At 4:30 a.m., I woke to the sound of rain falling steadily outside. An hour later, I was rolling myself out of bed and padding down the stairs in complete darkness.
I glanced over at the green glow above the stove.
I turned my attention back to the vast, black expanse, reaching into a familiar corner for a shoe; instinctively tugging a long sleeve shirt off of a hanger and quietly snatching my car keys before ninja-ing my way to the garage.
No lights. No noise.
That’s how I preferred it. The first light my eyes would see would be the sun rising.
Two of us stepped out of the car and into the moist, temperate air.
The steady rain had reduced to a scattered drizzle as we moved breathlessly through sleepy streets.
Minutes later, another set of feet joined our small running group.
The road glistened under the street lamps as we navigated puddles, questionable curb heights and construction cones.
I half listened to the muted conversation taking place just in front of me; and for a moment, I allowed my eyes to close- breathing in..
..There were traces of Holly and Magnolia and Oak Leaf Hydrangea, punctuated by freshly laid mulch. Wet dirt and asphalt mingled with the warm, melting notes of rising dough and bacon.

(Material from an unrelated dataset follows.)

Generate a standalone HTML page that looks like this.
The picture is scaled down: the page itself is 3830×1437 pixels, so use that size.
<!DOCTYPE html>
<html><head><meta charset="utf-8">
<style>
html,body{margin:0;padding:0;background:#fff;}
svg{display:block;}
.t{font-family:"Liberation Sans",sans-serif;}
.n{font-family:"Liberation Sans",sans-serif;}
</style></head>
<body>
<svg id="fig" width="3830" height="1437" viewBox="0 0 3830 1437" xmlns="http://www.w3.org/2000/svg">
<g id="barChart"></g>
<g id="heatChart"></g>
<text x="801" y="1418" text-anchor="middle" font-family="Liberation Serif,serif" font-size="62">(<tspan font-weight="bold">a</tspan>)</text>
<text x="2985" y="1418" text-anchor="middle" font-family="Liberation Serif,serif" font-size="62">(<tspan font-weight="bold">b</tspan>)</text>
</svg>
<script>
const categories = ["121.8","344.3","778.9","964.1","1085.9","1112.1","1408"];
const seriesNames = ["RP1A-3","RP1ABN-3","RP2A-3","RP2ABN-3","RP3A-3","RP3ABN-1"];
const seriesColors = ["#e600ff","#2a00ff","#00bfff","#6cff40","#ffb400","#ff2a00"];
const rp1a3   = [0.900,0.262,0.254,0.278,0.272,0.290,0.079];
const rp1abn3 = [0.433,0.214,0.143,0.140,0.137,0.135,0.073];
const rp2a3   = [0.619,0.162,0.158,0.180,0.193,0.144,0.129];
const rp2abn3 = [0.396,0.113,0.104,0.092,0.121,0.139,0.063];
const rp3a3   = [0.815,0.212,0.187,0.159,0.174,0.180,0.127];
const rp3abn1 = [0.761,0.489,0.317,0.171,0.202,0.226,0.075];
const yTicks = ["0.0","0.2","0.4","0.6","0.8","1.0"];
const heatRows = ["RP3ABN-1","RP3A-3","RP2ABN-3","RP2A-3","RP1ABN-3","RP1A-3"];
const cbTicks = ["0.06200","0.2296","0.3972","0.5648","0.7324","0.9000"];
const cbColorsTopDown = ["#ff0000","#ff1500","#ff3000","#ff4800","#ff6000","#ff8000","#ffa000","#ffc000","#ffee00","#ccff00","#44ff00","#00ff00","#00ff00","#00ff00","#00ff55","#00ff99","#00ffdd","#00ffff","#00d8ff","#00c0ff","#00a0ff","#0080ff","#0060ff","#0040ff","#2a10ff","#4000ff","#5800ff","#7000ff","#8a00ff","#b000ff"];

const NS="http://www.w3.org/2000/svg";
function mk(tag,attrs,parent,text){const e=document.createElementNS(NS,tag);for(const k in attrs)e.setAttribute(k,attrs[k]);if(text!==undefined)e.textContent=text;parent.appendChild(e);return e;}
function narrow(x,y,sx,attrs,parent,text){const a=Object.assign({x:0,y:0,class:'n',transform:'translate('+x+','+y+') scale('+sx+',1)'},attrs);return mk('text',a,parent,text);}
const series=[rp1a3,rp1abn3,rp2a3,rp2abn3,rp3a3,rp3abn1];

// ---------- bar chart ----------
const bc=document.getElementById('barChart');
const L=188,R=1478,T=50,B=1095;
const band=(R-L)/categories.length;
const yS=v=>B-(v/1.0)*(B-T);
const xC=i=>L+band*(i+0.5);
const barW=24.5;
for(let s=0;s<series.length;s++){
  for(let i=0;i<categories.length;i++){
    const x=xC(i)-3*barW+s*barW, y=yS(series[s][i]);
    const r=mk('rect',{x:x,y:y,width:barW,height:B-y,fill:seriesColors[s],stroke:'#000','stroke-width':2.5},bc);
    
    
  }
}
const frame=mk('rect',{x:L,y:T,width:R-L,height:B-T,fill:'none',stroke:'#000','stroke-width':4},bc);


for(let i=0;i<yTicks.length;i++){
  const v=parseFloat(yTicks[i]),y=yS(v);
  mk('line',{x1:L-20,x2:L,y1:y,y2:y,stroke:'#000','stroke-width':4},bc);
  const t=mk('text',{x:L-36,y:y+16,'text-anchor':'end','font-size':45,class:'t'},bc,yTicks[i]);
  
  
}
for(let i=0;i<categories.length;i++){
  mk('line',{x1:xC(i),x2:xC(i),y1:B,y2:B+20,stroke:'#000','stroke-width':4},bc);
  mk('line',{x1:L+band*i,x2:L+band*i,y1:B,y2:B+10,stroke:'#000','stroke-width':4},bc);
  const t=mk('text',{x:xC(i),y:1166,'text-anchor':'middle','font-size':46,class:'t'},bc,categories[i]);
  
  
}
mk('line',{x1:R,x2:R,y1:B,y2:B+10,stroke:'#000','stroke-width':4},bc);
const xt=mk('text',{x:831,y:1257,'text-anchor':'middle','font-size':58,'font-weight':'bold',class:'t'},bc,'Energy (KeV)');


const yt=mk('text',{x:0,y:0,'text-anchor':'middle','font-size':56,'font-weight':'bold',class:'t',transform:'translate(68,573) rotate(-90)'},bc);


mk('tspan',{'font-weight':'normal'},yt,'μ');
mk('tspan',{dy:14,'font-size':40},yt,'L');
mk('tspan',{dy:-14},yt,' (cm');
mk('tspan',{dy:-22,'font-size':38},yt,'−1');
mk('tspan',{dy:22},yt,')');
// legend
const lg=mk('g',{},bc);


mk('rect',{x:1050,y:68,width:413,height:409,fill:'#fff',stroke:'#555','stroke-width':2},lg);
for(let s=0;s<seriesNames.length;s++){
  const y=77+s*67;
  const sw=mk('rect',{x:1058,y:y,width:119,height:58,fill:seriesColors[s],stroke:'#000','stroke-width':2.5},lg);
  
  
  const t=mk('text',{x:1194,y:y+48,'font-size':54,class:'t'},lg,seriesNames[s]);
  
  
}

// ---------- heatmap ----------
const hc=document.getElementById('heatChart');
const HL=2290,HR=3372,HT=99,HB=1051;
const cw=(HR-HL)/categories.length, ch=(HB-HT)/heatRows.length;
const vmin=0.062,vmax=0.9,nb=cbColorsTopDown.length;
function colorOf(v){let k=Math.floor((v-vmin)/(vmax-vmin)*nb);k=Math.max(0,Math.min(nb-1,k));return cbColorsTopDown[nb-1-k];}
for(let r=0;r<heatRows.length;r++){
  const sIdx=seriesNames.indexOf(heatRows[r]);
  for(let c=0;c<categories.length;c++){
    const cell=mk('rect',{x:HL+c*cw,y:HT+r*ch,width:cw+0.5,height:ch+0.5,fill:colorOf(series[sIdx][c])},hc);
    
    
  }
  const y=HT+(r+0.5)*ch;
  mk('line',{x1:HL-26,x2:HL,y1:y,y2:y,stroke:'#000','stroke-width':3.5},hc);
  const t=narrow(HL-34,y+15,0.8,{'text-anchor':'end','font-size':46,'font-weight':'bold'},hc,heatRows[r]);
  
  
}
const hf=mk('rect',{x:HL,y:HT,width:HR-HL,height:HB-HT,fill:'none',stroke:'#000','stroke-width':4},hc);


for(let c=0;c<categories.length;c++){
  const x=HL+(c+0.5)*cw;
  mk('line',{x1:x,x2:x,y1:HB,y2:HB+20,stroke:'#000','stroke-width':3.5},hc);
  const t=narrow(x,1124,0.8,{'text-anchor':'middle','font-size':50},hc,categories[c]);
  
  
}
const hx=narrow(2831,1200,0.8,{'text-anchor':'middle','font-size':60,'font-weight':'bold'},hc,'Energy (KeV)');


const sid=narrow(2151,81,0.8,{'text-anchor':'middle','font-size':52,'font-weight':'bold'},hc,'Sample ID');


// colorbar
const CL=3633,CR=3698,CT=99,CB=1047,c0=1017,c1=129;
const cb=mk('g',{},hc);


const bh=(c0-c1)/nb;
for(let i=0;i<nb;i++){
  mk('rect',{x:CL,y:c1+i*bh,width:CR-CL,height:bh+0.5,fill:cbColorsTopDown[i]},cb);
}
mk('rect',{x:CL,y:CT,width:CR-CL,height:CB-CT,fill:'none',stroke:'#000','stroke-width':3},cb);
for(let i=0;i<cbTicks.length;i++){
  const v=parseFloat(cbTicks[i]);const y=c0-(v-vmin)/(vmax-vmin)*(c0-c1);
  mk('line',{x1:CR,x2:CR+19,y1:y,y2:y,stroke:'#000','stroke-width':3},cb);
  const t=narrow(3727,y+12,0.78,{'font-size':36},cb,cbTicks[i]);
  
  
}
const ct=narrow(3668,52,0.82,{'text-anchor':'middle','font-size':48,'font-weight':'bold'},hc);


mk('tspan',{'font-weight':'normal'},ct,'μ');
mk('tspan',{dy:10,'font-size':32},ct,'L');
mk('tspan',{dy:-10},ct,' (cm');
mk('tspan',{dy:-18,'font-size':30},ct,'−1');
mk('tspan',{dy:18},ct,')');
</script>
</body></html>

I opened my eyes back up. Signs of life now.
Construction workers with yellow hard hats on, lunch tins in one hand, coffee cups in the other, walking to work. Cars idling at red lights.

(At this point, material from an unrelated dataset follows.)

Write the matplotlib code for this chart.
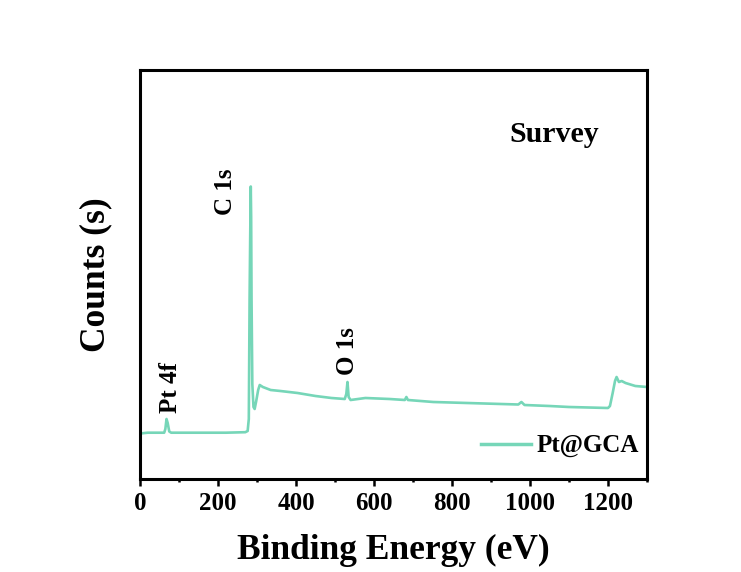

Our running group back to two, we rounded out our 9-mile run just in time to see the sky turn from black to dark blue; dark blue to pinks and purples and light blues.

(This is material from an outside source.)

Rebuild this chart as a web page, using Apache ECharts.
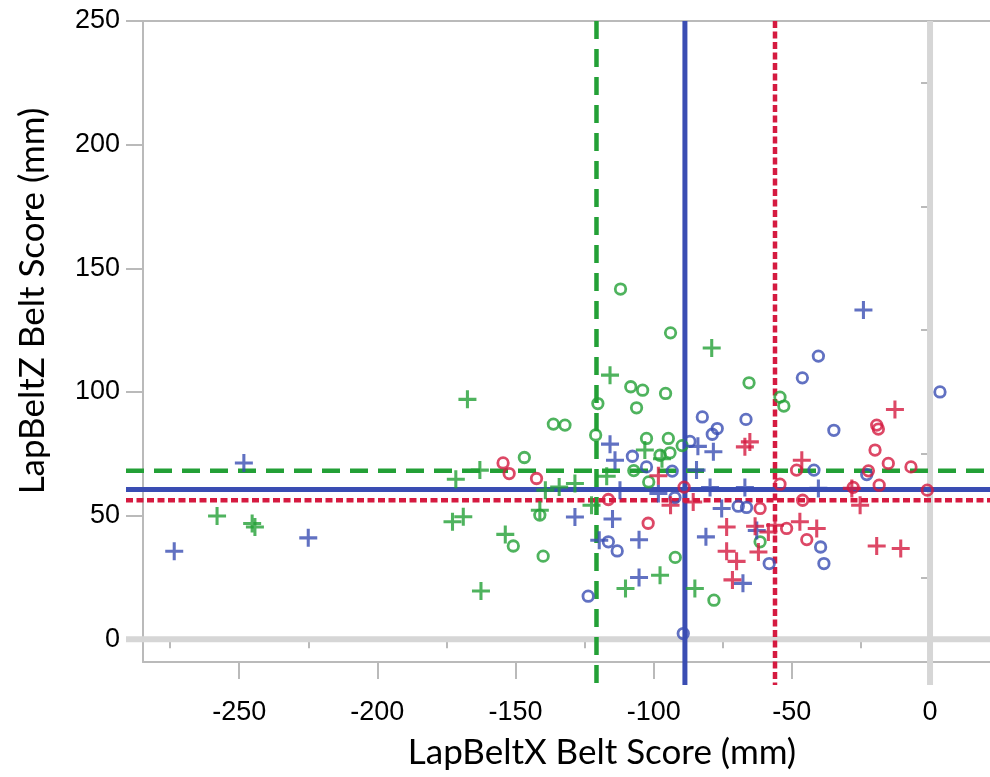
<!DOCTYPE html>
<html>
<head>
<meta charset="utf-8">
<script src="https://cdn.jsdelivr.net/npm/echarts@6/dist/echarts.min.js"></script>
<style>
  html, body { margin: 0; padding: 0; background: #ffffff; }
  #chart { width: 990px; height: 777px; }
</style>
</head>
<body>
<div id="chart"></div>
<script>
// Axis ticks (mm)
const xMajorTicks = [-250, -200, -150, -100, -50, 0];
const xMinorTicks = [-275, -225, -175, -125, -75, -25];
const yMajorTicks = [0, 50, 100, 150, 200, 250];
const yMinorTicks = [25, 75, 125, 175, 225];

// [LapBeltX, LapBeltZ] belt scores, by group and marker
const greenCircles = [
  [-112.0, 141.6], [-93.9, 123.9], [-108.3, 102.1], [-104.0, 100.7], [-95.7, 99.4],
  [-106.2, 93.6], [-120.2, 95.3], [-121.0, 82.6], [-136.3, 87.0], [-132.1, 86.6],
  [-102.6, 81.2], [-94.7, 81.2], [-89.7, 78.3], [-97.7, 74.4], [-94.1, 75.4],
  [-107.2, 68.2], [-101.8, 63.6], [-146.8, 73.5], [-141.2, 50.2], [-150.8, 37.7],
  [-140.0, 33.6], [-92.2, 33.1], [-78.2, 15.8], [-65.5, 103.7], [-54.3, 97.9],
  [-52.9, 94.3], [-61.5, 39.4]
];
const greenPlus = [
  [-258.0, 49.8], [-245.3, 46.8], [-244.3, 45.4], [-167.4, 97.0], [-171.6, 64.7],
  [-162.9, 68.4], [-172.8, 47.5], [-168.9, 49.5], [-162.5, 19.5], [-153.7, 42.4],
  [-141.2, 52.2], [-139.2, 60.3], [-134.2, 61.6], [-128.5, 63.0], [-122.5, 54.2],
  [-117.0, 65.9], [-115.8, 106.8], [-110.2, 20.5], [-97.7, 25.9], [-79.0, 117.8],
  [-85.1, 20.5], [-103.2, 76.5], [-97.0, 73.0]
];
const blueCircles = [
  [-82.4, 89.9], [-77.0, 85.2], [-78.8, 82.9], [-86.9, 80.0], [-107.7, 74.0],
  [-102.6, 69.7], [-93.3, 68.0], [-92.3, 57.3], [-116.4, 39.4], [-113.2, 35.7],
  [-123.7, 17.4], [-89.3, 2.3], [-66.6, 88.9], [-34.8, 84.5], [-42.0, 68.4],
  [-69.4, 53.8], [-66.4, 53.3], [-58.2, 30.6], [-39.6, 37.3], [-38.4, 30.6],
  [-40.4, 114.5], [-46.2, 105.7], [3.6, 100.0], [-22.9, 66.6]
];
const bluePlus = [
  [-273.5, 35.6], [-248.3, 71.3], [-225.0, 41.0], [-128.5, 49.4], [-115.8, 78.9],
  [-114.0, 72.4], [-112.2, 60.3], [-114.9, 48.6], [-105.3, 40.2], [-119.7, 40.0],
  [-105.3, 25.0], [-98.3, 58.9], [-84.5, 68.4], [-84.0, 78.0], [-78.4, 75.8],
  [-79.6, 61.4], [-67.0, 61.4], [-40.4, 61.0], [-75.4, 52.9], [-81.1, 41.4],
  [-67.7, 22.6], [-62.7, 44.0], [-24.1, 133.1]
];
const redCircles = [
  [-154.5, 71.3], [-152.3, 67.0], [-142.4, 65.0], [-116.4, 56.5], [-102.0, 46.9],
  [-89.0, 61.5], [-54.3, 62.7], [-61.5, 52.9], [-48.3, 68.4], [-46.1, 56.2],
  [-51.9, 44.8], [-44.6, 40.3], [-19.3, 86.6], [-18.7, 85.0], [-19.9, 76.5],
  [-15.1, 71.1], [-6.9, 69.7], [-22.3, 68.1], [-27.8, 61.4], [-18.4, 62.3],
  [-1.0, 60.3]
];
const redPlus = [
  [-98.3, 66.1], [-93.9, 54.2], [-85.7, 55.5], [-65.2, 79.8], [-67.0, 77.8],
  [-46.4, 72.4], [-73.6, 45.4], [-63.3, 45.7], [-56.1, 46.1], [-58.5, 43.4],
  [-47.1, 47.5], [-41.0, 44.8], [-73.6, 35.6], [-70.0, 31.5], [-62.1, 35.3],
  [-71.5, 24.0], [-12.7, 92.9], [-28.3, 61.0], [-25.3, 54.2], [-19.3, 37.7],
  [-10.6, 36.7]
];

// Group means drawn as reference lines: green, blue, red
const meanX = [-120.7, -88.7, -56.1];
const meanY = [68.1, 60.6, 56.2];

const GREEN = '#23a036';
const BLUE = '#3a4db3';
const RED = '#d51a40';
const AXIS = '#bababa';
const ZERO = '#d6d6d6';

const refStyles = [
  { color: GREEN, width: 4.5, dash: [18, 10] },
  { color: BLUE, width: 5, dash: null },
  { color: RED, width: 4.5, dash: [7, 3.5] }
];

const PLUS = 'path://M-0.085,-0.5H0.085V-0.085H0.5V0.085H0.085V0.5H-0.085V0.085H-0.5V-0.085H-0.085Z';

const X_MIN = -284.8, X_MAX = 21.7, Y_MIN = -9.2, Y_MAX = 250;

const chart = echarts.init(document.getElementById('chart'), null, { renderer: 'canvas' });

function lineEl(x1, y1, x2, y2, color, width, dash) {
  return {
    type: 'line',
    shape: { x1, y1, x2, y2 },
    style: { stroke: color, lineWidth: width, lineDash: dash || null, fill: null }
  };
}

// Reference lines reach slightly past the frame into the tick area
const refData = [];
meanX.forEach((v, i) => refData.push([v, meanY[i], i, 0]));
meanX.forEach((v, i) => refData.push([v, meanY[i], i, 1]));

function renderRef(params, api) {
  const cs = params.coordSys;
  const idx = api.value(2);
  const dir = api.value(3);
  const st = refStyles[idx];
  if (dir === 0) {
    const p = api.coord([api.value(0), 0]);
    return lineEl(p[0], cs.y, p[0], cs.y + cs.height + 23, st.color, st.width, st.dash);
  }
  const q = api.coord([0, api.value(1)]);
  return lineEl(cs.x - 17, q[1], cs.x + cs.width, q[1], st.color, st.width, st.dash);
}

function renderZero(params, api) {
  const cs = params.coordSys;
  const p = api.coord([0, 0]);
  if (api.value(0) === 0) {
    return lineEl(p[0], cs.y, p[0], cs.y + cs.height + 23, ZERO, 6, null);
  }
  return lineEl(cs.x - 17, p[1], cs.x + cs.width, p[1], ZERO, 6, null);
}

function scatter(name, data, color, isPlus) {
  return {
    name,
    type: 'scatter',
    data,
    silent: true,
    z: 5,
    symbol: isPlus ? PLUS : 'circle',
    symbolSize: isPlus ? 18 : 10.5,
    itemStyle: isPlus
      ? { color: color, borderWidth: 0 }
      : { color: 'rgba(255,255,255,0)', borderColor: color, borderWidth: 2.8 }
  };
}

const labelFont = { fontFamily: 'Liberation Sans', fontSize: 27, color: '#000000' };

chart.setOption({
  animation: false,
  backgroundColor: '#ffffff',
  grid: { left: 143, top: 21, right: 0, bottom: 115, containLabel: false },
  xAxis: [
    {
      type: 'value', min: X_MIN, max: X_MAX, position: 'bottom',
      axisLine: { show: true, onZero: false, lineStyle: { color: AXIS, width: 2 } },
      axisTick: { show: true, customValues: xMajorTicks, length: 17, lineStyle: { color: AXIS, width: 2 } },
      axisLabel: Object.assign({ customValues: xMajorTicks, margin: 37 }, labelFont),
      splitLine: { show: false }
    },
    {
      type: 'value', min: X_MIN, max: X_MAX, position: 'bottom',
      axisLine: { show: false },
      axisTick: { show: true, customValues: xMinorTicks, length: 9, lineStyle: { color: AXIS, width: 2 } },
      axisLabel: { show: false },
      splitLine: { show: false }
    },
    {
      type: 'value', min: X_MIN, max: X_MAX, position: 'top',
      axisLine: { show: true, onZero: false, lineStyle: { color: AXIS, width: 2 } },
      axisTick: { show: false }, axisLabel: { show: false }, splitLine: { show: false }
    }
  ],
  yAxis: [
    {
      type: 'value', min: Y_MIN, max: Y_MAX, position: 'left',
      axisLine: { show: true, onZero: false, lineStyle: { color: AXIS, width: 2 } },
      axisTick: { show: true, customValues: yMajorTicks, length: 17, lineStyle: { color: AXIS, width: 2 } },
      axisLabel: Object.assign({ customValues: yMajorTicks, margin: 23 }, labelFont),
      splitLine: { show: false }
    },
    {
      type: 'value', min: Y_MIN, max: Y_MAX, position: 'left',
      axisLine: { show: false },
      axisTick: { show: true, customValues: yMinorTicks, length: 9, lineStyle: { color: AXIS, width: 2 } },
      axisLabel: { show: false },
      splitLine: { show: false }
    }
  ],
  graphic: [
    {
      type: 'text', x: 602, y: 753, silent: true,
      style: { text: 'LapBeltX Belt Score (mm)', fontFamily: 'Lato', fontSize: 35, fill: '#000000', align: 'center', verticalAlign: 'middle' }
    },
    {
      type: 'text', x: 33, y: 301, rotation: Math.PI / 2, silent: true,
      style: { text: 'LapBeltZ Belt Score (mm)', fontFamily: 'Lato', fontSize: 35, fill: '#000000', align: 'center', verticalAlign: 'middle' }
    }
  ],
  series: [
    { type: 'custom', name: 'zero', data: [[0, 1], [1, 0]], renderItem: renderZero, clip: false, silent: true, z: 1 },
    { type: 'custom', name: 'means', data: refData, renderItem: renderRef, clip: false, silent: true, z: 3 },
    scatter('green circle', greenCircles, GREEN, false),
    scatter('green plus', greenPlus, GREEN, true),
    scatter('blue circle', blueCircles, BLUE, false),
    scatter('blue plus', bluePlus, BLUE, true),
    scatter('red circle', redCircles, RED, false),
    scatter('red plus', redPlus, RED, true)
  ]
});
</script>
</body>
</html>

I arrived back home, half the world still asleep as I changed out of my wet clothes and sat on the floor to stretch- the yellow and gold rays pouring in through the windows.
In honor of Good Friday and the Easter weekend, I decided to throw together a clean-eating dish with my favorite fish: Salmon.
This is yet another super easy, super delicious meal that you can throw together in a mere matter of minutes- which is a great thing for those of us who don’t like to spend a ton of time slaving over a stove.
- 1 salmon fillet, fully cooked
- 1/2 cup fresh kale, chopped into small pieces
- 1 cup fresh bok choy; chopped into small pieces with the white part separated
- 2 sprigs green onions, finely chopped
- 4-5 grape tomatoes, sliced in half
- turmeric, salt-free seasoning, crushed red pepper (seasoned to taste)*
*You can choose to include more or less seasonings.
- Prepare your salmon according to your preferences, and set it aside. **Because I’m not a huge fan of ‘cooking’, I bought pre-seasoned, frozen salmon and popped it in the microwave for 3.5 minutes.
- Cover the bottom of a medium sauce pan with EVOO, and set over medium-low heat.
- Toss in the green onion and the white part of the bok choy (because the white part requires slightly longer cooking time). Cook for roughly 3 minutes.
- Toss in kale and seasonings, and add a little water. Mix contents thoroughly until the kale and bok choy appear bright green in color.
- Throw in sliced tomatoes and stir for another 30 seconds before removing from heat.
- Using salad tongs, place mixed greens on a plate, and top with salmon.